4 Responses to “You Can’t Spell Christmas Without “Guilt””

  1. Reply Michelle says:


    I cannot help you here. I have 2 (adopted and twin) Christian children and one Jewish child. By the time the Jewish one came along, the other knew the truth. I suffered the same guilt feelings and didn’t want to lie anymore so we told the Jewish kid the truth. She knows not to say anything to her Christian friends and we also tell her that we believe in the spirit or message of Santa Claus. For me, I was relieved to tell her the truth and not have to lie anymore. We still talk about the spirit of Christmas and being kind to people, etc.

    (Oh, in order to make Hanukkah more “important” to the Jewish kid, she gets her big presents during Hanukkah and smaller stuff for Christmas and vice versa for the Christian kids.)

    Now, for the older two. I became their mom when they were 6 so I was stuck and had to keep the lies going – Santa Claus, Easter Bunny, Tooth Fairy, etc. One day, when they were 8 or 9 years old, we were driving somewhere and they were whispering in the back seat. Finally one of them said, “Can we ask you something and you tell us the truth?” I said, “Of course.” “Is Santa Claus real?” Uh, oh. “Do you really want to know the truth?” Silence from the backseat then, “Yes.” “Okay, no he is not real.” More silence from the backseat – for quite a while. Then a little more whispering and “What about the Easter Bunny and Tooth Fairy?” “Do you really want to know the truth?” In unison from the backseat, “OH, MAN!!!!!” And that was the end of it.

    In the end, it will all work out.

  2. Reply Carla says:

    I don’t have kids, so I am kind of useless here…..
    But what I can tell you is that I was brought up believing in Santa, and the Easter Bunny, and the Tooth Fairy, and it was UPS who killed the Santa thing for me….
    I was totally ready. I mean, I had my doubts, and when these packages keep showing up at your house, and you sneak peeks at them wellllllll….Ya kinda know.
    I had 2 younger sisters who TOTALLY still believed, and I was now in cahoots with my mom to figure out what they wanted for Christmas. Not what they asked for in their 10 page christmas lists, but narrow it down to one or two special things. It was great. AND I usually asked for one special item, and was given that from Santa too.
    G will remember and continue these traditions with his own family one day. And you have the knowledge that YOU and Russ gave him those traditions. I hope your Elf has a long life, and can watch over your grandkids one day…and it is all because of YOU:)
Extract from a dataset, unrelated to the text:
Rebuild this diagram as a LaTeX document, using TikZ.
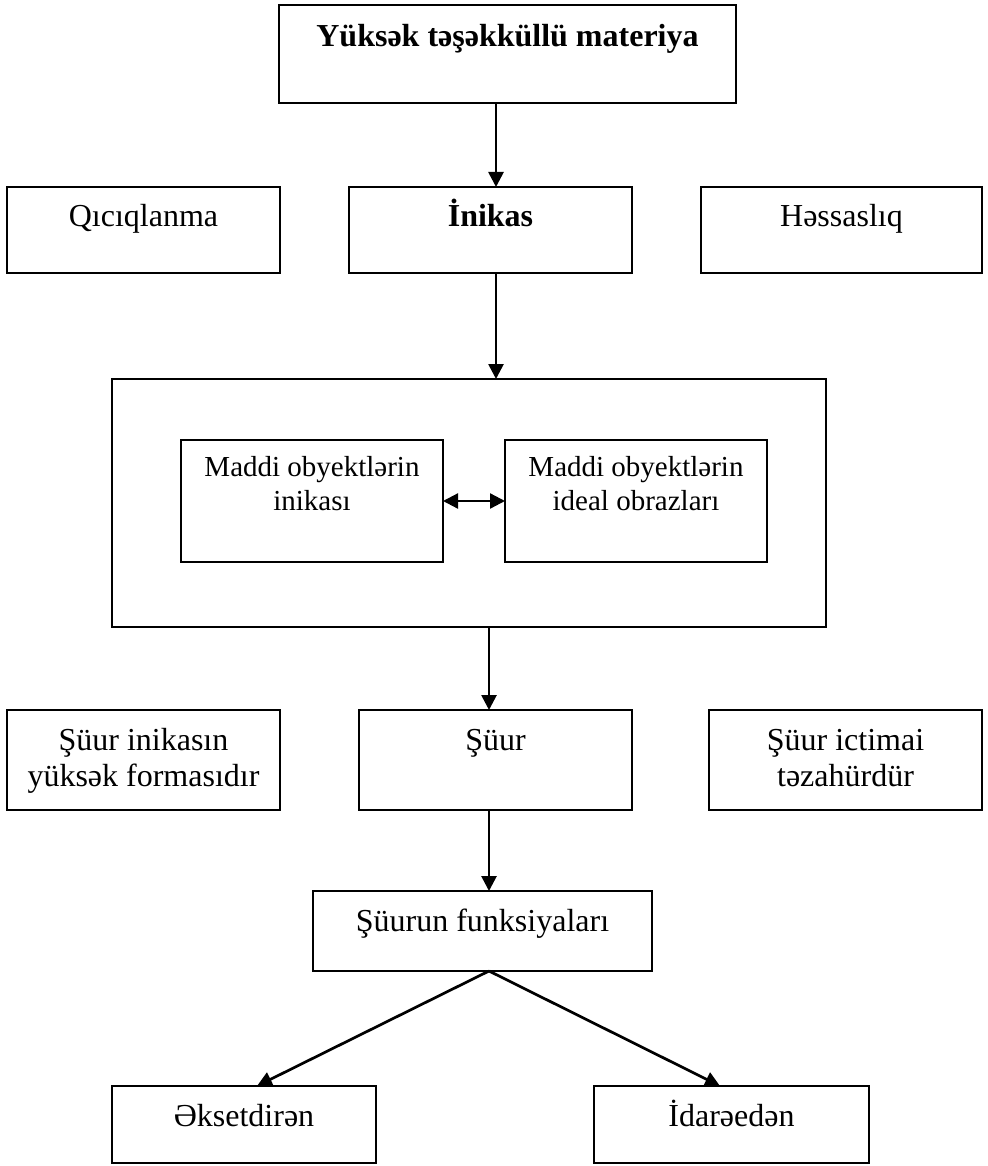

  3. Reply Christine says:

    My daughter is 12 1/2. She believes. Bill is 42. He believes. I am 43. I believe. It doesn’t have to be a guiltful indulgence, its simply an indulgence. Santa is the magic of Christmas. Santa was indeed a real person, so no lie there. And it is the spirit of the story that creates the magic, so no lie there, either. In our house, the answer to “Is Santa real?” Has always been, “He is in my heart.” And as for the whole presents under the tree thing? Well, we always say, “If you don’t believe, you don’t receive.” That keeps the magic alive for sure. Happy Merry Christmahannukah to you and yours. xoxo

  4. Reply Milaka says:

    First, I would like to say that I thank God above that my kids were older when this Elf on a Shelf thing came out. I applaud anyone who does it, but I do not have the bandwidth. Plus, I would probably get bored and start having the elf do inappropriate things. Or forget to move the thing. Either way, it wouldn’t be pretty and would probably scar my kids for life.
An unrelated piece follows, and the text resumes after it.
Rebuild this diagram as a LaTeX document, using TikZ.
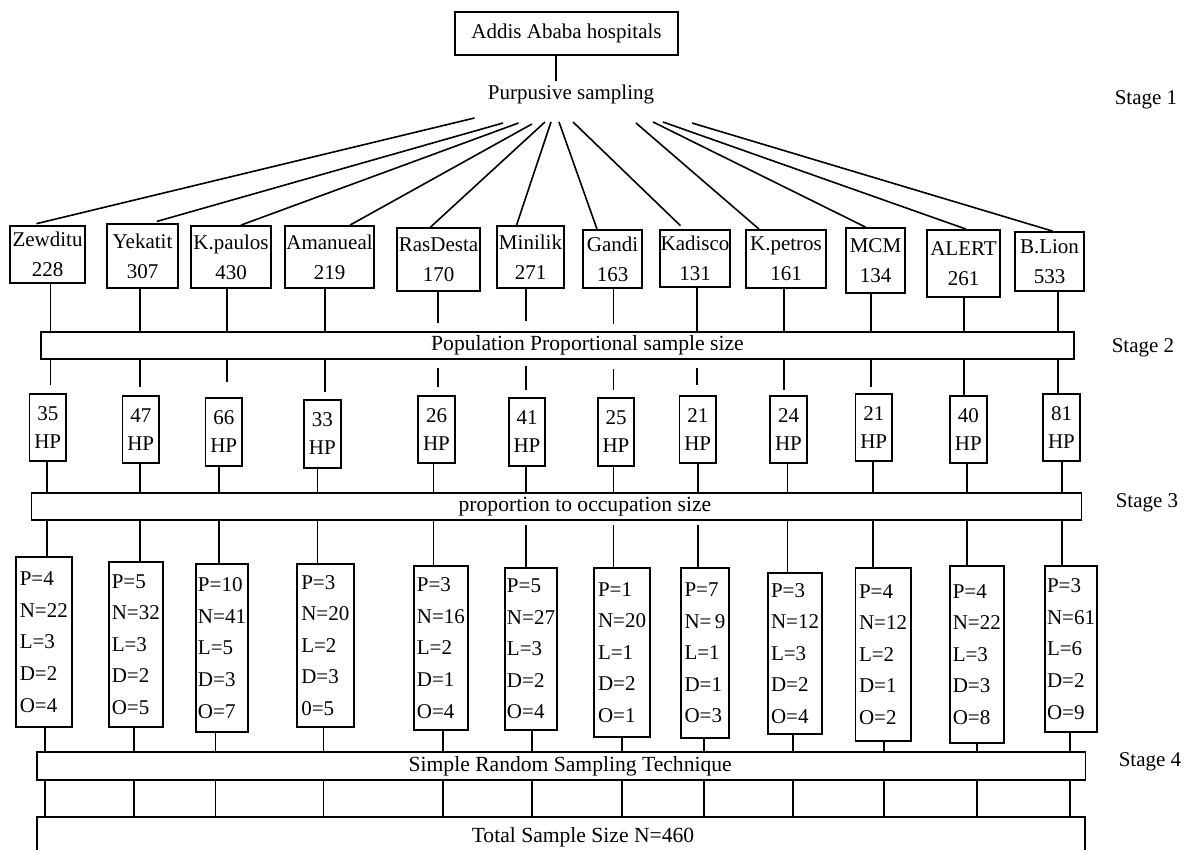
\documentclass[tikz,border=0pt]{standalone}
\usepackage{fontspec}
\setmainfont{Liberation Serif}
\begin{document}
\begin{tikzpicture}[x=0.5pt,y=-0.5pt,
  corners/.code args={#1/#2/#3/#4}{%
    \pgfmathsetmacro\cxx{(#1+#3)/2}\pgfmathsetmacro\cyy{(#2+#4)/2}%
    \pgfmathsetmacro\ww{(#3-#1)/2}\pgfmathsetmacro\hh{(#4-#2)/2}%
    \edef\tmpkeys{\noexpand\tikzset{minimum width=\ww pt, minimum height=\hh pt, at={(\cxx,\cyy)}}}\tmpkeys},
  box/.style={draw, line width=0.9pt, inner sep=0pt, align=center},
  hosp/.style={box, font=\fontsize{10.5}{15}\selectfont},
  hpbox/.style={box, font=\fontsize{10.5}{14}\selectfont},
  catbox/.style={box, align=left, font=\fontsize{10.5}{15.8}\selectfont},
  bar/.style={draw, line width=0.9pt, inner sep=0pt},
  bartext/.style={font=\fontsize{10.8}{13}\selectfont, inner sep=0pt},
  link/.style={line width=0.8pt},
  stage/.style={font=\fontsize{10.5}{13}\selectfont}]
\useasboundingbox (0,0) rectangle (1185,850);

% top
\node[box, font=\fontsize{10.5}{13}\selectfont, corners=455/12/678/55] (top) {Addis Ababa hospitals};
\node[font=\fontsize{10.5}{13}\selectfont, inner sep=2pt, anchor=base] (purp) at (571,100) {Purpusive sampling};
\coordinate (v) at (556,0);
\draw[link] (top.south -| v) -- (purp.north -| v);

% stages
\node[stage] (st1) at (1146,100) {Stage 1};
\node[stage] (st2) at (1143,348) {Stage 2};
\node[stage] (st3) at (1147,503) {Stage 3};
\node[stage] (st4) at (1150,762) {Stage 4};

% hospitals
\foreach \i/\a/\b/\c/\d/\n/\m in {
  1/10/226/85/283/Zewditu/228,
  2/107/224/178/288/Yekatit/307,
  3/191/226/271/288/K.paulos/430,
  4/285/226/374/288/Amanueal/219,
  5/397/228/480/291/RasDesta/170,
  6/497/226/564/288/Minilik/271,
  7/583/230/642/288/Gandi/163,
  8/660/230/730/287/Kadisco/131,
  9/746/230/826/288/K.petros/161,
  10/846/228/905/293/MCM/134,
  11/927/230/1000/297/ALERT/261,
  12/1015/232/1084/291/B.Lion/533}
  \node[hosp, corners=\a/\b/\c/\d] (h\i) {\n\\\m};

% fan lines
\foreach \i/\sx/\sy/\ex/\g in {
  1/474.5/118/30.6/3, 2/503/123/151/3, 3/518.5/123/241/0, 4/532/124/350/0,
  5/545/122/430.5/0, 6/551/122/516.6/0, 7/559/122/597/0, 8/573/122/684/2.5,
  9/636/123/759/0, 10/653/122/865.5/0, 11/663/122/966/0, 12/692/123/1052.6/0} {
  \coordinate (s\i) at (\sx,\sy);
  \coordinate (e\i) at (\ex,0);
  \draw[link, shorten >=\g pt] (s\i) -- (h\i.north -| e\i);
}

% bars
\node[bar, corners=41/332/1074/359, label={[bartext, xshift=15pt]center:Population Proportional sample size}] (pop) {};
\node[bar, corners=31.4/493.3/1081.5/520, label={[bartext, xshift=14.25pt]center:proportion to occupation size}] (prop) {};
\node[bar, corners=37/751.7/1085.4/780, label={[bartext, xshift=4.5pt]center:Simple Random Sampling Technique}] (srs) {};
\node[bar, corners=37/817.3/1085/858, label={[bartext, xshift=11pt]center:Total Sample Size N=460}] (total) {};

% HP boxes
\foreach \i/\a/\b/\c/\d/\n in {
  1/29.5/394/66/461/35, 2/122.5/396/159/463/47, 3/205.5/398/242/466/66,
  4/304/400/340.6/468/33, 5/418/396/455/463/26, 6/509/398/545/466/41,
  7/598/398/634/466/25, 8/679.5/396/716/463/21, 9/770/396/807/463/24,
  10/855.5/394/892/461/21, 11/950/396/986.6/463/40, 12/1043/394/1080/461/81}
  \node[hpbox, corners=\a/\b/\c/\d] (hp\i) {\n\\HP};

% category boxes
\node[catbox, corners=16/557/71.6/727] (d1) {P=4\\N=22\\L=3\\D=2\\O=4};
\node[catbox, corners=109/562/162.6/727] (d2) {P=5\\N=32\\L=3\\D=2\\O=5};
\node[catbox, corners=196/564/248/732] (d3) {P=10\\N=41\\L=5\\D=3\\O=7};
\node[catbox, corners=296.6/564/354/727] (d4) {P=3\\N=20\\L=2\\D=3\\0=5};
\node[catbox, corners=414/566/467.7/730] (d5) {P=3\\N=16\\L=2\\D=1\\O=4};
\node[catbox, corners=505/568/557/730] (d6) {P=5\\N=27\\L=3\\D=2\\O=4};
\node[catbox, corners=594/568/650/737] (d7) {P=1\\N=20\\L=1\\D=2\\O=1};
\node[catbox, corners=681/568/729/738] (d8) {P=7\\N=\,9\\L=1\\D=1\\O=3};
\node[catbox, corners=768/573/822/734] (d9) {P=3\\N=12\\L=3\\D=2\\O=4};
\node[catbox, corners=855.5/568/910.6/741] (d10) {P=4\\N=12\\L=2\\D=1\\O=2};
\node[catbox, corners=950/566/1003.6/743] (d11) {P=4\\N=22\\L=3\\D=3\\O=8};
\node[catbox, corners=1045/566/1097/732] (d12) {P=3\\N=61\\L=6\\D=2\\O=9};

% vertical connectors
\foreach \i/\xa/\xb/\xc/\ga/\gb/\gc/\gd in {
  1/50.5/46.7/44.8/0/0/4/0,
  2/140/140/134/0/0/4/0,
  3/227/219/215.5/0/0/7.5/0,
  4/325/317.6/323.4/0/0/3.5/0,
  5/438/433.6/443/4/4/4/0,
  6/526/526/532/5/3/3.5/2,
  7/613.5/613.6/622/3.5/4.5/3.5/2,
  8/697/698/704/0/4/5/2,
  9/784/787.6/793/0/0/2.5/0,
  10/871/873/884/0/0/3/0,
  11/964/967/977/0/0/0/0,
  12/1058/1062/1070/0/0/0/0} {
  \coordinate (xa\i) at (\xa,0);
  \coordinate (xb\i) at (\xb,0);
  \coordinate (xc\i) at (\xc,0);
  \draw[link, shorten >=\ga pt] (h\i.south -| xa\i) -- (pop.north -| xa\i);
  \draw[link, shorten <=\gb pt, shorten >=\gc pt] (pop.south -| xa\i) -- (hp\i.north -| xa\i);
  \draw[link] (hp\i.south -| xb\i) -- (prop.north -| xb\i);
  \draw[link, shorten <=\gd pt] (prop.south -| xb\i) -- (d\i.north -| xb\i);
  \draw[link] (d\i.south -| xc\i) -- (srs.north -| xc\i);
  \draw[link] (srs.south -| xc\i) -- (total.north -| xc\i);
}
\end{tikzpicture}
\end{document}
    Before we had kids, we went through a phase where we were determined that we wouldn’t tell our kids about Santa because we wanted them to celebrate Jesus’ birth rather than shake down all the relatives for stuff. Well, that lasted about as long as Frosty lasted in the greenhouse. We’re suckers for all that Christmas “magic” and stuff. Yes, we do read the account of Jesus’ birth in Luke on Christmas Eve, but we also snuggle in our jammies and read Twas the Night Before Christmas. We watch “Elf” and “A Christmas Story” about a dozen times each. We get pictures taken with Santa at the mall. Oh, we’re in to the “reason for the season” and “you better watch out”.

    Just FYI – half of my husband’s family is Jewish so we get Hanukkah cards from them and we also talk about that holiday. (The kids were really disappointed we didn’t celebrate that, too, as there are MORE NIGHTS OF PRESENTS!!!!)

    I struggled with the same issues that you do – would my kids trust me after all those years of “lies”? Would they be mad at me that I “caused” disappointment when they found out? What, if any, repercussions would there be? Would it be worth it? Princess took it in stride when she found out. She thought it was cool that she now got to be a part of the “secret”. Buddy cried and told me that he was mad and then decided that he was going to believe anyway. And I mean BELIEVE in those capital letters – believe everything about the North Pole and Santa and elves and all of it. If we even hint that it’s not real he gives us a VERY sharp look and corrects us. I’m not sure how healthy that is, but we’ll see how it plays out. *grin*

    Of course, I did have an “in” with Santa – for several years I was an elf at the mall. That got me a LOT of cred with the kids when they were little. I have pictures to prove it. Oh, and I have some stories. David Sedaris and I should have dinner some time.

    My dad to this day says that he believes in Santa with all his heart. I think that’s sweet. And I’m not even going to have him tested. 😉

    Don’t know if I gave any useful information. This comment is a bit rambling and disjointed, but I substitute taught middle school four days this week so I’M a bit rambling and disjointed right now. Looking forward to watching Elf tonight with some spiked hot cider!

    Much love to you! You are doing a GREAT job with G!!!!